Op-ed: Antigay Blood Ban and What It Means to be Gay
BY A.W. Strouse
September 04 2012 4:00 AM ET
As The Advocate recently reported, the Food and Drug Administration may review its ban on blood donations by gay and bisexual men. And many of us have probably signed a petition or “liked” a Facebook status denouncing the ban. But before railing against the policy, let’s first consider that the ban symbolizes the gay community’s connection with HIV/AIDS. Let’s think through the implications of parting with such a symbol.
If we are a people with any sense of communal identity, then the epidemic is, however tragically, a part of that identity.
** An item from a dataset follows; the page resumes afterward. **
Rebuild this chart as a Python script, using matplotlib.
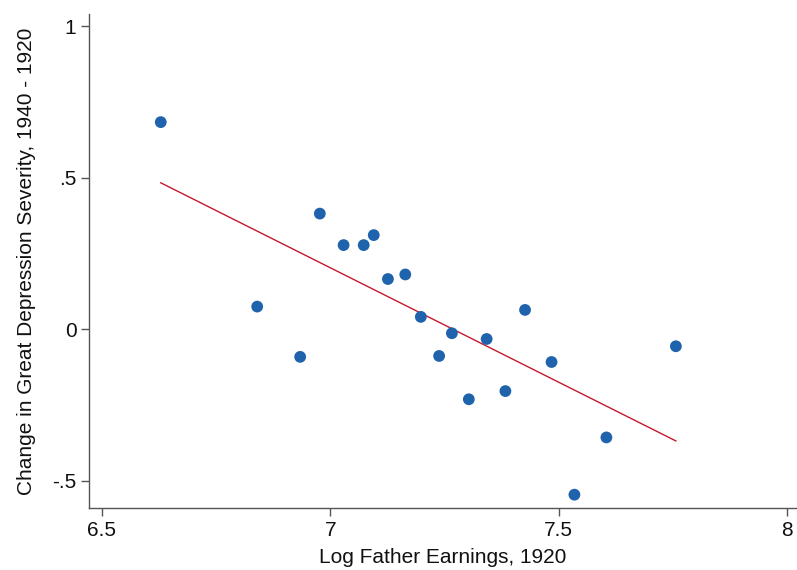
import numpy as np
import matplotlib
matplotlib.use("Agg")
import matplotlib.pyplot as plt

plt.rcParams['font.family'] = ['Liberation Sans', 'DejaVu Sans']

# Log father earnings (1920) and change in Great Depression severity (1940 - 1920)
log_father_earnings = [6.629, 6.840, 6.934, 6.977, 7.029, 7.073, 7.095, 7.126,
                       7.164, 7.198, 7.238, 7.266, 7.303, 7.342, 7.383, 7.426,
                       7.484, 7.534, 7.604, 7.756]
severity_change = [0.684, 0.075, -0.091, 0.382, 0.278, 0.278, 0.311, 0.166,
                   0.181, 0.041, -0.088, -0.013, -0.231, -0.032, -0.204, 0.064,
                   -0.108, -0.546, -0.357, -0.056]

x_ticks = [6.5, 7, 7.5, 8]
x_tick_labels = ["6.5", "7", "7.5", "8"]
y_ticks = [-0.5, 0, 0.5, 1]
y_tick_labels = ["-.5", "0", ".5", "1"]

x = np.array(log_father_earnings)
y = np.array(severity_change)
slope, intercept = np.polyfit(x, y, 1)
fit_x = np.array([x.min(), x.max()])
fit_y = intercept + slope * fit_x

fig = plt.figure(figsize=(7.97, 5.70), dpi=100)
ax = fig.add_axes([89 / 797, 1 - 508 / 570, (797 - 89) / 797, (508 - 14) / 570])

ax.scatter(x, y, s=72, color="#1f63ac", edgecolors="none", zorder=3)
ax.plot(fit_x, fit_y, color="#c4182f", lw=1.0, zorder=2)

ax.set_xlim(6.472, 8.021)
ax.set_ylim(-0.590, 1.041)

ax.set_xticks(x_ticks)
ax.set_xticklabels(x_tick_labels)
ax.set_yticks(y_ticks)
ax.set_yticklabels(y_tick_labels)

for side in ("top", "right"):
    ax.spines[side].set_visible(False)
for side in ("left", "bottom"):
    ax.spines[side].set_color("#555555")
    ax.spines[side].set_linewidth(1.0)

ax.tick_params(axis="both", length=6, width=1.0, color="#555555",
               labelsize=15, labelcolor="#111111", pad=3)

ax.set_xlabel("Log Father Earnings, 1920", fontsize=15, color="#111111", labelpad=6)
ax.set_ylabel("Change in Great Depression Severity, 1940 - 1920", fontsize=15,
              color="#111111", labelpad=12)

fig.savefig("out.png", dpi=100, facecolor="white")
Gay men, regardless of serostatus, must reconcile themselves to the disease. And the ban, in lumping us together, attests to that shared experience. Overturning the ban would distance certain gays from a phenomenon that currently defines us all; it would publicly separate those who are HIV-negative from those who are positive; it would symbolically change our communal identity. What’s at stake, then, is the very meaning of being gay.
HIV/AIDS is inseparable from gay history. Roughly 300,000 of our brothers have died. These men died not simply because of a disease but because of this homophobic society’s genocidal neglect of gay people. And progress in treating the illness has come almost entirely because of the courageous activism of LGBTQ people and allies. The history of this disease is our history. We cannot simply “move on,” and we cannot grant an unwarranted reprieve to the guilty.* Indeed, America has enough of our blood on its hands, and the dead still ache for justice. The ban stands as a monument to the oppression of gay people, and to our resistance. It helps us fulfill our ethical obligation to remember the past, and it maintains our history as a part of our identity. Parting with the ban does not come without a cost.
* There is an ethical value to resentment, as philosophers like Jacques Derrida and Vladimir Jankélévitch have written in their discussions of the Holocaust. Refusing to forgive injustice is, for these thinkers, the most ethical way to relate to the past. To simply “move on” is an outrage against the dead.